Wisła Kraków pokonała Stal Mielec 3:1. Mimo zwycięstwa, szkoleniowiec Białej Gwiazdy nie krył niezadowolenia ze słabej jakości gry.
Stal Mielec, choć znajduje się w dole ligowej tabeli, nie była dla Wisły Kraków łatwym przeciwnikiem. – To dobrze zorganizowana drużyna. Już na początku meczu było widać, że zbierali drugie piłki. Mieli szansę wyjść na prowadzenie. My przyjęliśmy taktykę, aby grać bokami i doprowadzać do sytuacji 3 na 2. Jednak nie byłem do końca zadowolony z tego, jak to wyglądało – mówił na pomeczowej konferencji prasowej trener Białej Gwiazdy Peter Hyballa.
Gospodarze nieznacznie przeważali, ale długo nie miało to przełożenia na wynik. – Zaangażowanie drużyny było na odpowiednim poziomie, ale gra pozostawiała wiele do życzenia.

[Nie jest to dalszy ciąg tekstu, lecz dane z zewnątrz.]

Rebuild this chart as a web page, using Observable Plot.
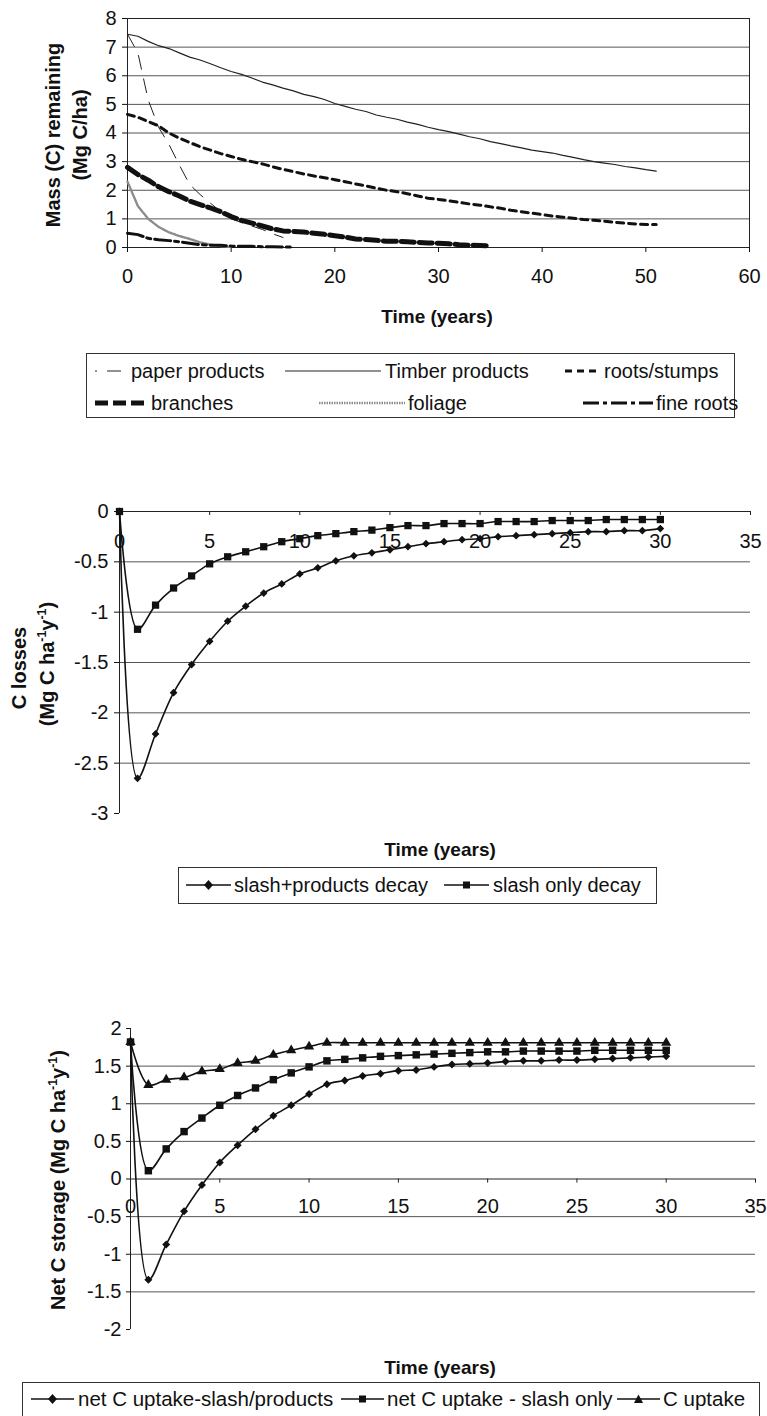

Dopiero w drugiej połowie zaczęło to wyglądać lepiej. Statystyki mówią same za siebie. Zdobyliśmy trzy gole i należy się drużynie za to komplement – zaznaczył szkoleniowiec, tłumacząc jednocześnie powody zmian w składzie.
Patryk Plewka opuścił boisko, ponieważ w tygodniu miał problem ze stopą. Z uwagi na przepis o młodzieżowcu, na murawie pojawił się Dawid Szot w miejsce Łukasza Burligi, który nie rozgrywał najlepszego spotkania.
Niekorzystna powtarzalność
Mielczanie w Krakowie zostawili po sobie dobre wrażenie, ale do domu wracają z niczym. – To był trzeci nasz wyjazd w tym roku i scenariusz się powtórzył. Prowadziliśmy 1:0 i oddaliśmy inicjatywę przeciwnikowi. Sami prowokujemy pewne sytuacje. Mieliśmy przewagę liczebną i to zdecydowaną, ale doszło do rykoszetu i do przypadkowego podania, po którym Forbes wyszedł sam na sam. Uderzył celnie na naszą bramkę i Wisła wróciła do gry – tłumaczył po spotkaniu opiekun beniaminka Leszek Ojrzyński.
Drugi gol dla Wisły padł po zagraniu ręką w polu karnym. Sytuacja z karnym nie była jednoznaczna. – Jeden sędzia zdecydowałby się na odgwizdanie rzutu karnego, drugi nie. Arbiter pewnie miał prawo podjąć taką decyzję. Przy wyniku 2:1 odkryliśmy się, poszliśmy va banque i dlatego dostaliśmy trzeciego gola. Gospodarze grali cierpliwie, a my im pomogliśmy. W niedzielę Podbeskidzie przegrało i zostajemy na przedostatniej pozycji. Szkoda, bo może ten jeden punkt coś dałby nam w ogólnym rozrachunku – zakończył trener.